Ein Reddit-Nutzer meldete bereits vor gut drei Monaten einen Ryzen 7 9800X3D, der weder startete noch eine zur Verpackung passende Seriennummer besaß. Statt das vermeintliche Montagsexemplar zu retournieren, verkaufte er es an Gamers Nexus, und lieferte damit den Ausgangspunkt für eine der kuriosesten CPU-Analysen der letzten Jahre.
Beim optischen Vergleich fiel auf, dass die Leiterplatte zwar grob der AM5-Referenz entspricht, aber mehrere Detailabweichungen zeigt. Die Platzierung der SMD-Kondensatoren orientiert sich an einem Ryzen 5 7600, nicht am 3D-Cache-Topmodell. Zudem fehlt die übliche Schutzschicht über den Kondensatoren, die Platinenfarbe weicht leicht ab, und durchscheinende Via-Bohrungen, wie sie AMD verwendet, sind nicht vorhanden. Alles deutet darauf hin, dass hier keine günstigere CPU umetikettiert wurde, sondern eine eigene Platinenkopie entstand.
Bildquelle: Gamers Nexus
Die nächste Überraschung folgte beim Delidding: Unter dem in ebenfalls nachgefertigtem Heatspreader saß kein aktiver Silizium-Chip. Weder CCDs noch I/O-Die waren verlötet. Stattdessen simulierten Erhöhungen auf dem IHS das Volumen echter Chiplets – genug, um bei schneller Sichprüfung den Eindruck einer regulären X3D-CPU zu erwecken. Auch Gravurschrift und Ausrichtung weichen vom Original ab; offenbar stammt der gesamte Heatspreader aus eigener Fertigung.
Bildquelle: Gamers Nexus
Bisherige Betrugsfälle nutzen meist günstige Modelle derselben Plattform (etwa einen Ryzen 5), schleifen deren Kennung ab und tragen eine höhere SKU nach. Solche CPUs funktionieren, bieten aber weniger Kerne oder Cache. Im aktuellen Fall war das Ziel allein, äußerlich eine 9800X3D zu imitieren; Funktionsfähigkeit spielte keine Rolle. Das spricht für eine Fertigung in Serie – die Investition in maßgefertigte PCBs und IHS lohnt sich erst, wenn mehrere Dutzend oder Hunderte Einheiten abgesetzt werden können.
Was Käufer prüfen können
- Seriennummer & QR-Code: AMDs Verpackungsaufkleber enthält einen QR-Code, der sich online verifizieren lässt. Stimmt die Nummer nicht, sofort reklamieren.
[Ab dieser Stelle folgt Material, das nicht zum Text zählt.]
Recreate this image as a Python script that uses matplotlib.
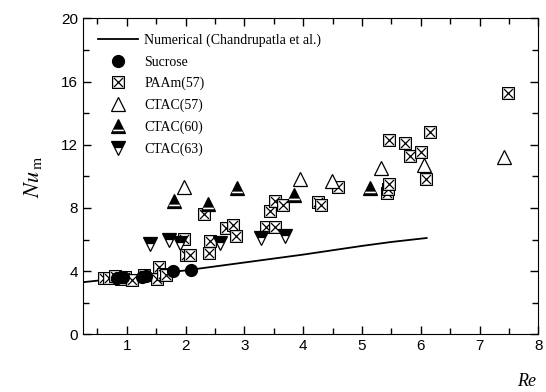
import numpy as np
import matplotlib
matplotlib.use("Agg")
import matplotlib.pyplot as plt
from matplotlib.path import Path
from matplotlib.legend_handler import HandlerTuple

plt.rcParams['mathtext.fontset'] = 'stix'

# numerical prediction (Chandrupatla et al.)
num_re = [0.25, 1.0, 2.0, 3.0, 4.0, 5.0, 5.5, 6.1]
num_nu = [3.3, 3.6, 4.05, 4.55, 5.05, 5.6, 5.85, 6.1]

sucrose_re = [0.83, 0.94, 1.25, 1.32, 1.79, 2.1]
sucrose_nu = [3.6, 3.65, 3.62, 3.7, 4.03, 4.07]

paam_re = [0.62, 0.7, 0.8, 0.9, 0.97, 1.08, 1.3, 1.52, 1.54, 1.62, 1.66,
           1.97, 2.0, 2.08, 2.32, 2.39, 2.41, 2.68, 2.8, 2.85, 3.36, 3.52,
           3.44, 3.52, 3.65, 4.25, 4.31, 4.6,
           5.42, 5.44, 5.46, 5.46, 5.73, 5.81, 6.0, 6.09, 6.16, 7.49]
paam_nu = [3.6, 3.55, 3.7, 3.5, 3.62, 3.42, 3.75, 3.5, 4.25, 3.85, 3.75,
           6.05, 5.05, 5.05, 7.6, 5.15, 5.88, 6.71, 6.94, 6.2, 6.77, 6.82,
           7.82, 8.44, 8.18, 8.39, 8.18, 9.32,
           8.96, 9.2, 9.5, 12.3, 12.14, 11.28, 11.56, 9.81, 12.8, 15.25]

ctac57_re = [1.97, 3.95, 4.49, 5.32, 6.06, 7.42]
ctac57_nu = [9.34, 9.85, 9.72, 10.55, 10.72, 11.24]

ctac60_re = [1.81, 2.38, 2.87, 3.85, 5.13]
ctac60_nu = [8.46, 8.27, 9.27, 8.82, 9.24]

ctac63_re = [1.40, 1.72, 1.90, 2.59, 3.29, 3.69]
ctac63_nu = [5.73, 5.95, 5.78, 5.76, 6.08, 6.22]

# square with a cross inside
box_x = Path([(-1, -1), (1, -1), (1, 1), (-1, 1), (-1, -1),
              (-0.75, -0.75), (0.75, 0.75), (-0.75, 0.75), (0.75, -0.75)],
             [Path.MOVETO, Path.LINETO, Path.LINETO, Path.LINETO, Path.CLOSEPOLY,
              Path.MOVETO, Path.LINETO, Path.MOVETO, Path.LINETO])
# white band near the bottom of the filled up-triangle
# (the two lone MOVETO points keep the same scale as the '^' marker)
band = Path([(-1, -1), (1, 1),
             (-0.72, -0.45), (0.72, -0.45), (0.8, -0.68), (-0.8, -0.68), (-0.72, -0.45)],
            [Path.MOVETO, Path.MOVETO,
             Path.MOVETO, Path.LINETO, Path.LINETO, Path.LINETO, Path.CLOSEPOLY])

fig, ax = plt.subplots(figsize=(5.46, 3.92), dpi=100)
fig.subplots_adjust(left=0.1515, right=0.986, bottom=0.147, top=0.953)

h_num, = ax.plot(num_re, num_nu, color='black', lw=1.3)
h_paam, = ax.plot(paam_re, paam_nu, marker=box_x, ls='none', ms=8.5, mfc='white',
                  mec='black', mew=0.9)
h_suc, = ax.plot(sucrose_re, sucrose_nu, 'o', color='black', ms=8.5, ls='none')
h_57, = ax.plot(ctac57_re, ctac57_nu, '^', ls='none', ms=10, mfc='white',
                mec='black', mew=0.9)
h_60a, = ax.plot(ctac60_re, ctac60_nu, '^', ls='none', ms=10, mfc='black',
                 mec='black', mew=0.9)
h_60b, = ax.plot(ctac60_re, ctac60_nu, marker=band, ls='none', ms=10, mfc='white',
                 mec='none', mew=0)
h_63, = ax.plot(ctac63_re, ctac63_nu, 'v', ls='none', ms=10, mfc='black',
                mec='black', mew=0.9, fillstyle='top', markerfacecoloralt='white')

ax.set_xlim(0.25, 8)
ax.set_ylim(0, 20)
ax.set_xticks(range(1, 9))
ax.set_xticks(np.arange(0.5, 8, 0.5), minor=True)
ax.set_yticks(range(0, 21, 4))
ax.set_yticks(range(2, 20, 4), minor=True)
ax.tick_params(which='both', direction='in', top=True, right=True,
               labelsize=11, width=1)
ax.tick_params(which='major', length=6)
ax.tick_params(which='minor', length=4)
for lab in ax.get_xticklabels() + ax.get_yticklabels():
    lab.set_family('Liberation Sans')

ax.set_ylabel(r'$Nu_{\,\mathrm{m}}$', fontsize=16, labelpad=12)
ax.text(0.975, -0.15, 'Re', transform=ax.transAxes, ha='center', va='center',
        fontsize=13, style='italic', family='Liberation Serif')

ax.legend([h_num, h_suc, h_paam, h_57, (h_60a, h_60b), h_63],
          ['Numerical (Chandrupatla et al.)', 'Sucrose', 'PAAm(57)',
           'CTAC(57)', 'CTAC(60)', 'CTAC(63)'],
          handler_map={tuple: HandlerTuple(ndivide=1)},
          loc='upper left', bbox_to_anchor=(0.012, 0.982), frameon=False,
          prop={'family': 'Liberation Serif', 'size': 10},
          handlelength=2.9, handletextpad=0.45, labelspacing=0.6,
          borderaxespad=0.3)

plt.savefig('out.png', dpi=100)
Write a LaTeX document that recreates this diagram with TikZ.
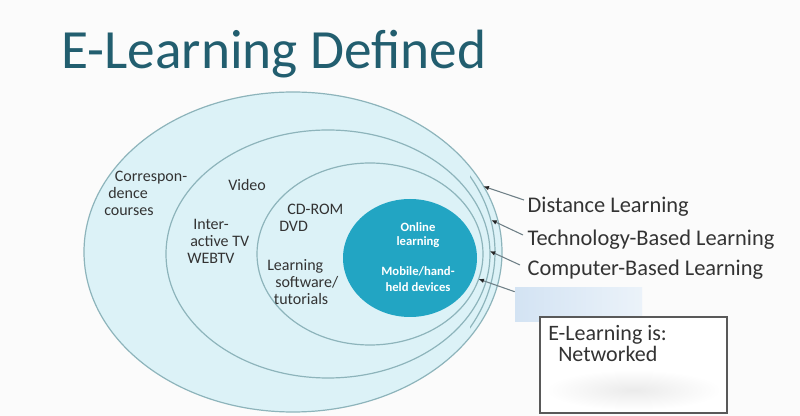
\documentclass[tikz,border=0pt]{standalone}
\usepackage{fontspec}
\setmainfont{Carlito}
\usetikzlibrary{shapes.geometric,arrows.meta,positioning}
\definecolor{ringfill}{HTML}{DCF2F7}
\definecolor{ringline}{HTML}{8DB4BB}
\definecolor{corefill}{HTML}{22A5C3}
\definecolor{titleteal}{HTML}{225E6F}
\definecolor{labelgray}{HTML}{333333}
\definecolor{pointergray}{HTML}{6E7F86}
\definecolor{blurblue}{HTML}{D3E3F3}
\newcommand\pxu{0.75pt}
\tikzset{
  ring/.style={ellipse,draw=ringline,fill=ringfill,line width=0.9pt,inner sep=0pt,outer sep=0pt},
  lbl/.style={anchor=north west,inner sep=0pt,align=left,text=labelgray,font=\fontsize{12}{12.75}\selectfont},
  side/.style={anchor=west,inner sep=1pt,text=labelgray,font=\fontsize{16.8}{19}\selectfont},
  corelbl/.style={inner sep=0pt,align=center,text=white,font=\bfseries\fontsize{9.5}{10.5}\selectfont},
  pointer/.style={draw=pointergray,line width=0.8pt,-{Latex[length=4pt,width=3.5pt,color=black!85]}}
}
\begin{document}
\begin{tikzpicture}[x=0.75pt,y=-0.75pt]
        \fill[white!97!gray] (0,0) rectangle (800,416);
        \useasboundingbox (0,0) rectangle (800,416);
        %% title
        \node[anchor=base west,inner sep=0pt,text=titleteal,font=\fontsize{41.5}{41}\selectfont] (title) at (61,69) {E-Learning Defined};
        %% rings
        \node[ring,minimum width=418*\pxu,minimum height=320*\pxu] (distance) at (293,252) {};
        % second line on the right side only
        \begin{scope}
          \clip (470,170) rectangle (520,340);
          \node[ellipse,draw=ringline,line width=0.9pt,inner sep=0pt,minimum width=410*\pxu,minimum height=316*\pxu] (distance2) at (290,252) {};
        \end{scope}
        \node[ring,minimum width=324*\pxu,minimum height=248*\pxu] (techbased) at (328,254) {};
        \node[ring,minimum width=226*\pxu,minimum height=182*\pxu] (compbased) at (370,254) {};
        \node[ellipse,fill=corefill,inner sep=0pt,minimum width=134*\pxu,minimum height=118*\pxu] (online) at (410,258) {};
        %% ring texts
        \node[lbl] (corr) at (104,171) {\hspace*{8pt}Correspon-\\\hspace*{3pt}dence\\courses};
        \node[lbl] (video) at (228,179) {Video};
        \node[lbl] (itv) at (187,219) {\hspace*{4.5pt}Inter-\\\hspace*{2.25pt}active TV\\WEBTV};
        \node[lbl] (cdrom) at (279,204) {\hspace*{6pt}CD-ROM\\DVD};
        \node[lbl] (lsw) at (267,259) {Learning\\\hspace*{6pt}software/\\\hspace*{5pt}tutorials};
        \node[corelbl] (olearn) at (418,235) {Online\\learning};
        \node[corelbl,font=\bfseries\fontsize{9.5}{12.5}\selectfont] (mobile) at (418,279) {Mobile/hand-\\held devices};
        %% side labels
        \node[side] (dl) at (526,207) {Distance Learning};
        \node[side] (tl) at (526,240) {Technology-Based Learning};
        \node[side] (cl) at (526,270) {Computer-Based Learning};
        \node[inner sep=0pt,minimum width=127*\pxu,minimum height=34*\pxu,left color=blurblue,right color=blurblue!45!white] (blur) at (578.5,305) {};
        %% pointers
        \draw[pointer] ([shift={(-2,-7)}]dl.west) -- (distance.19);
        \draw[pointer] ([shift={(-3,-5)}]tl.west) -- (distance2.9);
        \draw[pointer] ([shift={(-6,-5)}]cl.west) -- (techbased.1);
        \draw[pointer] ([shift={(0,4)}]blur.north west) -- (compbased.347);
        %% box
        \node[draw=gray!70!black,line width=0.9pt,fill=white,inner sep=0pt,minimum width=187*\pxu,minimum height=96*\pxu] (netbox) at (633.5,365) {};
        \fill[inner color=gray!16,outer color=white] (546,370) rectangle (721,410);
        \node[anchor=north west,inner sep=0pt,align=left,text=labelgray,font=\fontsize{16.5}{15.75}\selectfont] (istext) at (548,325) {E-Learning is:\\\hspace*{7.5pt}Networked};
    \end{tikzpicture}
\end{document}
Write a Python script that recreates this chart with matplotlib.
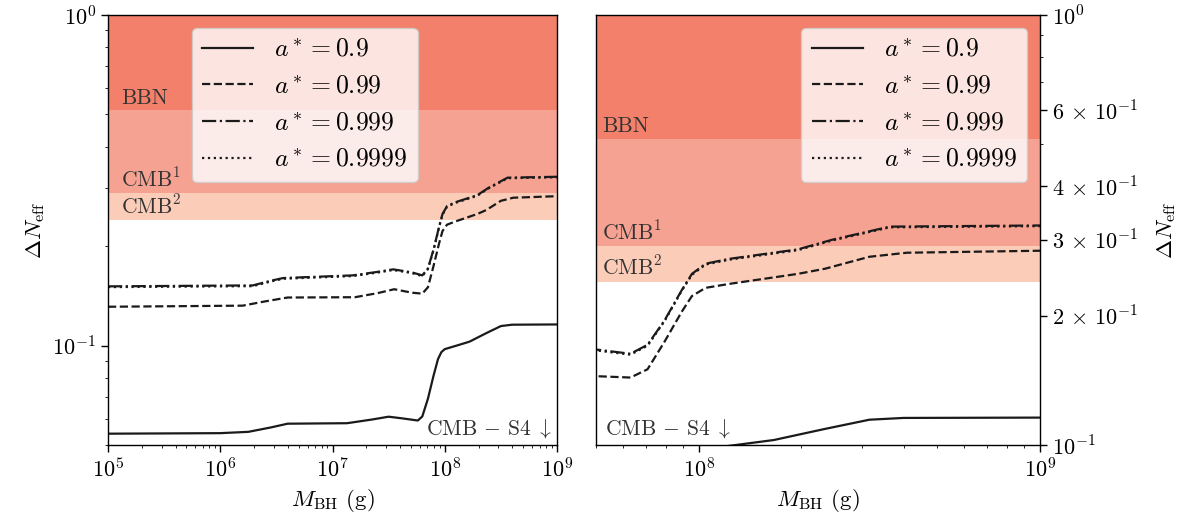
import numpy as np
import matplotlib
matplotlib.use("Agg")
import matplotlib.pyplot as plt
from matplotlib.ticker import FixedLocator, FixedFormatter, NullFormatter

plt.rcParams.update({
    "font.family": "serif",
    "font.serif": ["cmr10"],
    "mathtext.fontset": "cm",
    "axes.formatter.use_mathtext": True,
    "axes.linewidth": 1.0,
    "xtick.major.size": 5, "ytick.major.size": 5,
    "xtick.minor.size": 2.5, "ytick.minor.size": 2.5,
    "xtick.major.width": 1.0, "ytick.major.width": 1.0,
    "xtick.labelsize": 16, "ytick.labelsize": 16,
})

# log10 of black hole mass (g) and Delta N_eff for each spin
logm_09 = [5.0, 6.0, 6.25, 6.45, 6.6, 7.13, 7.35, 7.5, 7.62, 7.76, 7.8, 7.85, 7.9, 7.94,
           7.97, 8.0, 8.1, 8.22, 8.37, 8.5, 8.6, 9.0]
dn_09 = [0.0541, 0.0543, 0.0548, 0.0565, 0.058, 0.0582, 0.0597, 0.0609, 0.0602, 0.0593,
         0.061, 0.069, 0.081, 0.091, 0.0955, 0.0975, 0.0998, 0.1027, 0.109, 0.1145, 0.1156,
         0.1158]

logm_099 = [5.0, 6.2, 6.4, 6.6, 7.2, 7.4, 7.55, 7.706, 7.8, 7.85, 7.9, 7.95, 7.98, 8.02,
            8.09, 8.29, 8.37, 8.5, 8.61, 9.0]
dn_099 = [0.131, 0.132, 0.136, 0.1397, 0.140, 0.144, 0.148, 0.1445, 0.1435, 0.150, 0.174,
          0.204, 0.222, 0.232, 0.237, 0.250, 0.257, 0.274, 0.280, 0.283]

logm_0999 = [5.0, 6.29, 6.45, 6.56, 7.18, 7.4, 7.54, 7.706, 7.8, 7.85, 7.9, 7.95, 7.98,
             8.02, 8.09, 8.29, 8.39, 8.56, 9.0]
dn_0999 = [0.151, 0.152, 0.157, 0.160, 0.163, 0.167, 0.170, 0.1665, 0.163, 0.171, 0.195,
           0.229, 0.250, 0.264, 0.271, 0.285, 0.300, 0.322, 0.324]
dn_09999 = [0.1502, 0.1512, 0.1562, 0.1592, 0.1622, 0.1662, 0.1692, 0.1657, 0.1622, 0.1702,
            0.1942, 0.2282, 0.2488, 0.2628, 0.2698, 0.2838, 0.2988, 0.3208, 0.3228]

spin_labels = [r"$a^* = 0.9$", r"$a^* = 0.99$", r"$a^* = 0.999$", r"$a^* = 0.9999$"]
styles = ["-", "--", "-.", ":"]

# constraint bands (lower edge of excluded region)
band_names = ["BBN", r"CMB$^1$", r"CMB$^2$"]
band_lower = [0.515, 0.29, 0.24]
band_colors = ["#F2806A", "#F5A293", "#FBCCB8"]
s4_label = r"$\mathrm{CMB}\,-\,\mathrm{S4}\ \downarrow$"

# right panel y ticks
right_yticks = [0.1, 0.2, 0.3, 0.4, 0.6, 1.0]
right_yticklabels = [r"$10^{-1}$", r"$2\,\times\,10^{-1}$", r"$3\,\times\,10^{-1}$",
                     r"$4\,\times\,10^{-1}$", r"$6\,\times\,10^{-1}$", r"$10^{0}$"]
right_yminor = [0.5, 0.7, 0.8, 0.9]

series = [(logm_09, dn_09), (logm_099, dn_099), (logm_0999, dn_0999), (logm_0999, dn_09999)]

fig = plt.figure(figsize=(11.9, 5.27), dpi=100)
ax1 = fig.add_axes([108 / 1190, 82 / 527, 449 / 1190, 430 / 527])
ax2 = fig.add_axes([596 / 1190, 82 / 527, 444 / 1190, 430 / 527])

for ax, xlim, ylim in [(ax1, (1e5, 1e9), (0.05, 1.0)), (ax2, (5e7, 1e9), (0.1, 1.0))]:
    ax.set_xscale("log")
    ax.set_yscale("log")
    upper = [1.0] + band_lower[:-1]
    for lo, hi, c in zip(band_lower, upper, band_colors):
        ax.axhspan(lo, hi, color=c, lw=0, zorder=0)
    for (lm, dn), ls, lab in zip(series, styles, spin_labels):
        ax.plot(10 ** np.array(lm), dn, ls=ls, color="#1a1a1a", lw=1.6, label=lab)
    ax.set_xlim(*xlim)
    ax.set_ylim(*ylim)
    ax.set_xlabel(r"$M_{\rm BH}$ (g)", fontsize=16.5)

# band labels
tr1 = ax1.get_yaxis_transform()
tr2 = ax2.get_yaxis_transform()
for name, lo in zip(band_names, band_lower):
    ax1.text(0.029, lo * 1.018, name, transform=tr1, fontsize=15.5, color="#333333", va="bottom")
    ax2.text(0.013, lo * 1.014, name, transform=tr2, fontsize=15.5, color="#333333", va="bottom")
ax1.text(0.99, 0.012, s4_label, transform=ax1.transAxes, fontsize=15.5, color="#333333",
         ha="right", va="bottom")
ax2.text(0.02, 0.012, s4_label, transform=ax2.transAxes, fontsize=15.5, color="#333333",
         ha="left", va="bottom")

ax1.set_ylabel(r"$\Delta N_{\rm eff}$", fontsize=16.5)
ax2.yaxis.tick_right()
ax2.yaxis.set_label_position("right")
ax2.yaxis.set_major_locator(FixedLocator(right_yticks))
ax2.yaxis.set_major_formatter(FixedFormatter(right_yticklabels))
ax2.yaxis.set_minor_locator(FixedLocator(right_yminor))
ax2.yaxis.set_minor_formatter(NullFormatter())
ax2.set_ylabel(r"$\Delta N_{\rm eff}$", fontsize=16.5, labelpad=12)

ax1.legend(loc="upper left", bbox_to_anchor=(0.158, 1.0), fontsize=18.5)
ax2.legend(loc="upper right", fontsize=18.5)

fig.savefig("out.png", dpi=100)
- Gewicht: Eine echte Ryzen-X3D-CPU bringt mit Heatspreader, Lötzinn und Silizium knapp 69 g auf die Waage; Fälschungen ohne Chiplets liegen spürbar darunter.
- Leiterplattendetails: Fehlende Via-Durchkontaktierungen oder ungewohnte Farben weisen auf Replikate hin. Eine Lupe genügt oft.
- Boot-Test: Startet der Rechner nicht oder meldet das BIOS „AMD Unknown CPU“, handelt es sich mit hoher Wahrscheinlichkeit um einen Fake oder Defekt.
Bildquellen: Gamers Nexus
Im Zweifel gilt: nicht reparieren, nicht weiterverkaufen, sondern dem Händler zurückgeben und den Plattform-Support einschalten. Gefälschte Prozessoren bleiben bisher Einzelfälle, doch die AM5-Plattform ist jung und preislich attraktiv. Sollten sich Gewinnspannen vergrößern, etwa durch hohe Nachfrage nach den 3D-Cache-Varianten, könnte die Stückzahl solcher Fakes steigen. Online-Marktplätze mit laxen Warenkontrollen sind hier besonders anfällig. Transparente Seriennummer-Datenbanken auf Herstellerseiten sowie konsequente Prüfungen bei Rücksendungen wären wirksame Gegenmaßnahmen.
Videoquelle: Gamers Nexus (Youtube)
Gamers Nexus hat erstmals eine komplett nachgebaute, aber funktionslose AMD-CPU dokumentiert. Der Fall zeigt, dass Kriminelle den Aufwand nicht scheuen, um teure Spitzenmodelle zu imitieren. Käufer sollten daher nicht allein auf äußere Unversehrtheit oder Verpackungssiegel vertrauen. Eine kurze Sicht- und Gewichtsprüfung sowie die Online-Verifikation der Seriennummer reduzieren das Risiko, Opfer einer solch ausgeklügelten Fälschung zu werden – und schützen gleichzeitig den Wiederverkaufswert der eigenen Hardware.